Former basketball superstar Kareem Abdul-Jabbar penned a blistering Op-Ed in The Guardian on Tuesday in which the NBA's all-time leading scorer excoriated the NFL's decision to penalize football players who refuse to stand for the national anthem.

Abdul-Jabbar opens by saying the NFL, which has been rife with scandals ranging from domestic abuse to an epidemic of concussions, has "made it worse" by implementing a "childish policy about how grown men must respond to the national anthem."

Abdul-Jabbar is referring to a policy enacted in May that requires players to either stand for the national anthem on the field or remain in the locker room should they feel the desire to 'take a knee' or otherwise protest the song.

The NFL issued its mandate partly due to pressure coming from President Donald Trump, who has on numerous occasions called for players who kneel to be banned from the league altogether.

"You stood at the precipice of history tasked with deciding whether to choose the principles of the US Constitution over profits of commerce, patriotism over pandering, morality over mob mentality, promoting social justice over pushing beers," Abdul-Jabbar wrote.

"Courage, it seems, is expected only of players."

Abdul-Jabbar then alluded to Dallas Cowboys owner Jerry Jones' "kneejerk reaction" last week, when Jones announced that all Cowboys players must stand for the anthem or face fines. Trump was elated.

It was former San Francisco 49er quarterback Colin Kaepernick who first took a knee in 2016 to protest police brutality and the apparent institutional racism that plagues America's criminal justice system. The issue has metastasized into a national debate - free speech versus [forced] patriotism.

"The worst thing about that isn’t that two years later we’re still debating whether players have the right to protest," Abdul-Jabbar lamented, adding that "not much has changed regarding what Kaepernick was protesting."

Abdul-Jabbar cited statistics which show that "although racial minorities are only 37.4% of the population, they account for 62.7% of unarmed people killed by police."

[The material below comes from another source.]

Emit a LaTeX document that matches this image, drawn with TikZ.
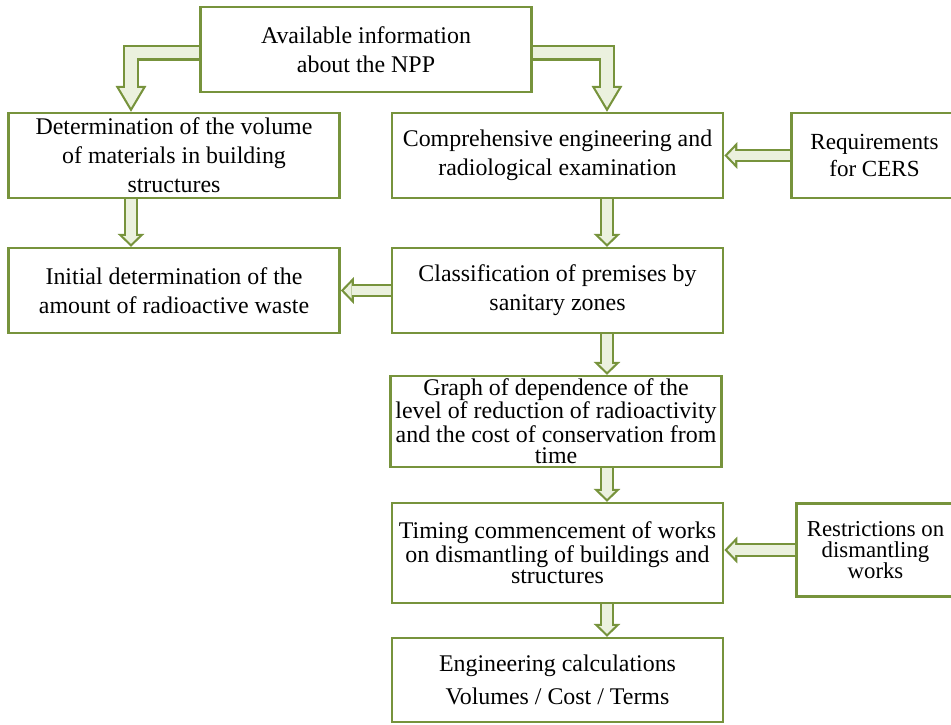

He said: "Given all that and much, much more, taking a knee during the national anthem is the epitome of restraint."

Here's the real kicker:

"If it were white people suffering those same statistics, you wouldn’t even play the national anthem. Then again, you wouldn’t have had the opportunity to become owners in the first place."

Abdul-Jabbar noted that not all NFL team owners are cowering behind the "false flag of patriotism."

New York Jets chairman and CEO Christopher Johnson said the team would not discipline a player who protests and he would pay the league’s fine. Giants co-owner Steve Tisch has also said that his players will not be punished for protesting during the anthem.

He then concluded his letter with a total takedown of the policy penalizing players for exercising their rights to free speech.

"To deny players the right to express their frustration in a peaceful manner is a disgrace to the Constitution, the opposite of patriotism," Abdul-Jabbar wrote. "By compromising ethics to the economy, you show moral weakness."

He urged team owners to resist "telling them that they must abide by your white perception of social justice even though you have no experience with the kind of institutional injustice that robs their community of lives, hope, and a future."

"You don’t own the players or their hearts and minds."

Twitter went wild over the letter, with users showing their support for the players and their right to #takeaknee.

Let's not forget that Trump once tried to buy an NFL team and the league rejected him.

And we all know it was never about the anthem.